:: Instructions for the task ::
Reproduce the data exactly and drop any pictures it holds.

## Start

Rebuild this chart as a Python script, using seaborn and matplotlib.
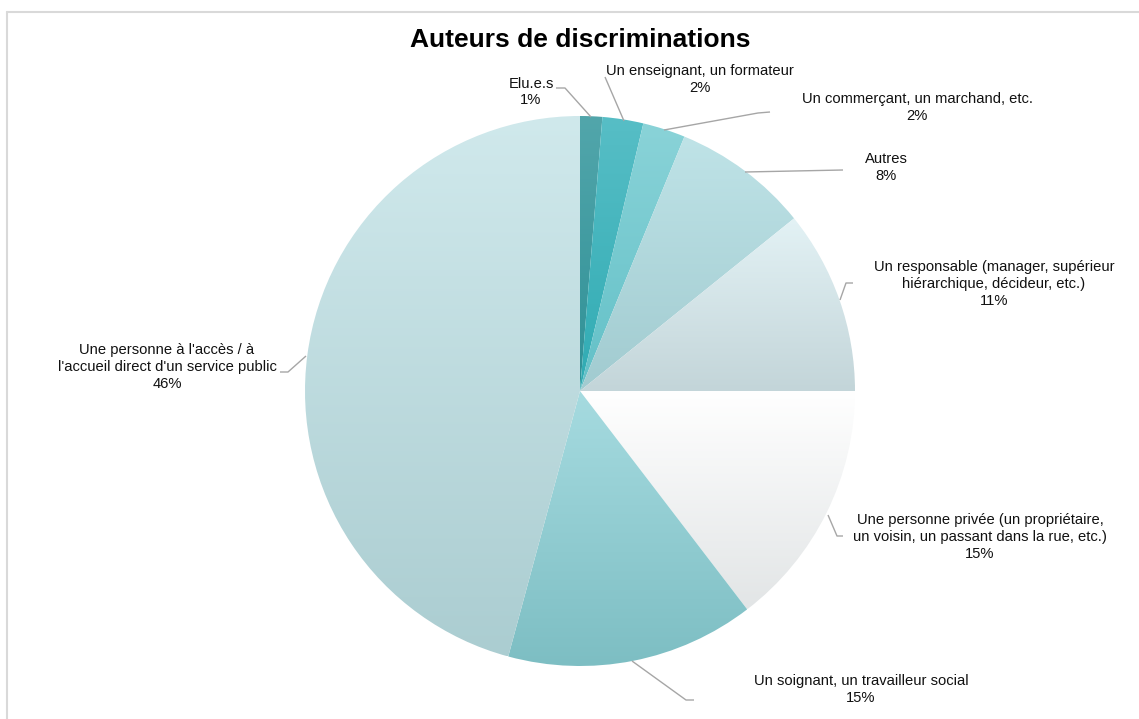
import numpy as np
import matplotlib
matplotlib.use("Agg")
import matplotlib.pyplot as plt
from matplotlib.colors import to_rgb
import seaborn as sns

sns.set_theme(style="white")
plt.rcParams["font.family"] = ["Liberation Sans", "DejaVu Sans"]

# Who committed the discrimination (share of answers, %)
categories = [
    "Elu.e.s",
    "Un enseignant, un formateur",
    "Un commerçant, un marchand, etc.",
    "Autres",
    "Un responsable (manager, supérieur\nhiérarchique, décideur, etc.)",
    "Une personne privée (un propriétaire,\nun voisin, un passant dans la rue, etc.)",
    "Un soignant, un travailleur social",
    "Une personne à l'accès / à\nl'accueil direct d'un service public",
]
shares = [1.3, 2.4, 2.5, 8.0, 10.8, 14.6, 14.6, 45.8]

# vertical gradient of each slice: (top colour, bottom colour)
top_colors = ["#52a6ab", "#57bec6", "#8ad3d8", "#bfe3e7",
              "#e3f2f5", "#ffffff", "#a6dbe0", "#d0e9ec"]
bottom_colors = ["#2f9096", "#30abb3", "#62c0c7", "#a1cbd0",
                 "#c3d5d9", "#e2e5e6", "#7dbec3", "#abcdd1"]

W, H = 1139, 719
fig = plt.figure(figsize=(W / 100, H / 100), dpi=100)
ax = fig.add_axes([0, 0, 1, 1])


def py(y):
    """Convert a top-down pixel row to the upward data axis."""
    return H - y


center = (580, py(391))
radius = 275

wedges, _ = ax.pie(shares, startangle=90, counterclock=False,
                   center=center, radius=radius,
                   wedgeprops=dict(linewidth=0, edgecolor="none"))

# paint each wedge with its own top-to-bottom gradient
for w, ct, cb in zip(wedges, top_colors, bottom_colors):
    w.set_facecolor("none")
    ext = w.get_path().get_extents(w.get_patch_transform())
    t = np.linspace(0, 1, 256)[:, None]
    grad = (1 - t) * np.array(to_rgb(cb)) + t * np.array(to_rgb(ct))
    img = ax.imshow(grad[:, None, :], origin="lower", aspect="auto",
                    extent=(ext.x0, ext.x1, ext.y0, ext.y1),
                    interpolation="bilinear", zorder=1)
    img.set_clip_path(w)

# label anchors (x, centre of text block) and leader lines
label_pos = [(531, 92), (700, 79.5), (917, 107.5), (886, 167.5),
             (994, 284), (980, 537), (861, 689.5), (167, 367)]
leaders = [
    [(556, 88), (565, 88), (591, 117)],
    [(605, 77), (624, 121)],
    [(770, 112), (758, 113), (664, 130)],
    [(843, 170), (745, 172)],
    [(853, 283), (846, 283), (840, 300)],
    [(843, 536), (837, 536), (828, 515)],
    [(694, 700), (686, 700), (632, 661)],
    [(280, 372), (288, 372), (306, 356)],
]

for name, val, (lx, ly), pts in zip(categories, shares, label_pos, leaders):
    ax.text(lx, py(ly), f"{name}\n{val:.0f}%", ha="center", va="center",
            multialignment="center", fontsize=10.6, color="#111111",
            linespacing=1.25, zorder=3)
    xs = [p[0] for p in pts]
    ys = [py(p[1]) for p in pts]
    ax.plot(xs, ys, color="#a6a6a6", lw=1.0, zorder=2,
            solid_capstyle="butt")

ax.text(580, py(40), "Auteurs de discriminations", ha="center", va="center",
        fontsize=19, fontweight="bold", color="black")

# chart frame (top and left edges)
ax.plot([7, W], [py(11.5), py(11.5)], color="#d9d9d9", lw=1.5)
ax.plot([7, 7], [py(11.5), 0], color="#d9d9d9", lw=1.5)

ax.set_xlim(0, W)
ax.set_ylim(0, H)
ax.set_aspect("auto")
ax.axis("off")

fig.savefig("out.png", dpi=100)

## End

:: Output below ::
Rebuild this chart as a Python script, using seaborn and matplotlib.
import numpy as np
import matplotlib
matplotlib.use("Agg")
import matplotlib.pyplot as plt
from matplotlib.colors import to_rgb
import seaborn as sns

sns.set_theme(style="white")
plt.rcParams["font.family"] = ["Liberation Sans", "DejaVu Sans"]

# Who committed the discrimination (share of answers, %)
categories = [
    "Elu.e.s",
    "Un enseignant, un formateur",
    "Un commerçant, un marchand, etc.",
    "Autres",
    "Un responsable (manager, supérieur\nhiérarchique, décideur, etc.)",
    "Une personne privée (un propriétaire,\nun voisin, un passant dans la rue, etc.)",
    "Un soignant, un travailleur social",
    "Une personne à l'accès / à\nl'accueil direct d'un service public",
]
shares = [1.3, 2.4, 2.5, 8.0, 10.8, 14.6, 14.6, 45.8]

# vertical gradient of each slice: (top colour, bottom colour)
top_colors = ["#52a6ab", "#57bec6", "#8ad3d8", "#bfe3e7",
              "#e3f2f5", "#ffffff", "#a6dbe0", "#d0e9ec"]
bottom_colors = ["#2f9096", "#30abb3", "#62c0c7", "#a1cbd0",
                 "#c3d5d9", "#e2e5e6", "#7dbec3", "#abcdd1"]

W, H = 1139, 719
fig = plt.figure(figsize=(W / 100, H / 100), dpi=100)
ax = fig.add_axes([0, 0, 1, 1])


def py(y):
    """Convert a top-down pixel row to the upward data axis."""
    return H - y


center = (580, py(391))
radius = 275

wedges, _ = ax.pie(shares, startangle=90, counterclock=False,
                   center=center, radius=radius,
                   wedgeprops=dict(linewidth=0, edgecolor="none"))

# paint each wedge with its own top-to-bottom gradient
for w, ct, cb in zip(wedges, top_colors, bottom_colors):
    w.set_facecolor("none")
    ext = w.get_path().get_extents(w.get_patch_transform())
    t = np.linspace(0, 1, 256)[:, None]
    grad = (1 - t) * np.array(to_rgb(cb)) + t * np.array(to_rgb(ct))
    img = ax.imshow(grad[:, None, :], origin="lower", aspect="auto",
                    extent=(ext.x0, ext.x1, ext.y0, ext.y1),
                    interpolation="bilinear", zorder=1)
    img.set_clip_path(w)

# label anchors (x, centre of text block) and leader lines
label_pos = [(531, 92), (700, 79.5), (917, 107.5), (886, 167.5),
             (994, 284), (980, 537), (861, 689.5), (167, 367)]
leaders = [
    [(556, 88), (565, 88), (591, 117)],
    [(605, 77), (624, 121)],
    [(770, 112), (758, 113), (664, 130)],
    [(843, 170), (745, 172)],
    [(853, 283), (846, 283), (840, 300)],
    [(843, 536), (837, 536), (828, 515)],
    [(694, 700), (686, 700), (632, 661)],
    [(280, 372), (288, 372), (306, 356)],
]

for name, val, (lx, ly), pts in zip(categories, shares, label_pos, leaders):
    ax.text(lx, py(ly), f"{name}\n{val:.0f}%", ha="center", va="center",
            multialignment="center", fontsize=10.6, color="#111111",
            linespacing=1.25, zorder=3)
    xs = [p[0] for p in pts]
    ys = [py(p[1]) for p in pts]
    ax.plot(xs, ys, color="#a6a6a6", lw=1.0, zorder=2,
            solid_capstyle="butt")

ax.text(580, py(40), "Auteurs de discriminations", ha="center", va="center",
        fontsize=19, fontweight="bold", color="black")

# chart frame (top and left edges)
ax.plot([7, W], [py(11.5), py(11.5)], color="#d9d9d9", lw=1.5)
ax.plot([7, 7], [py(11.5), 0], color="#d9d9d9", lw=1.5)

ax.set_xlim(0, W)
ax.set_ylim(0, H)
ax.set_aspect("auto")
ax.axis("off")

fig.savefig("out.png", dpi=100)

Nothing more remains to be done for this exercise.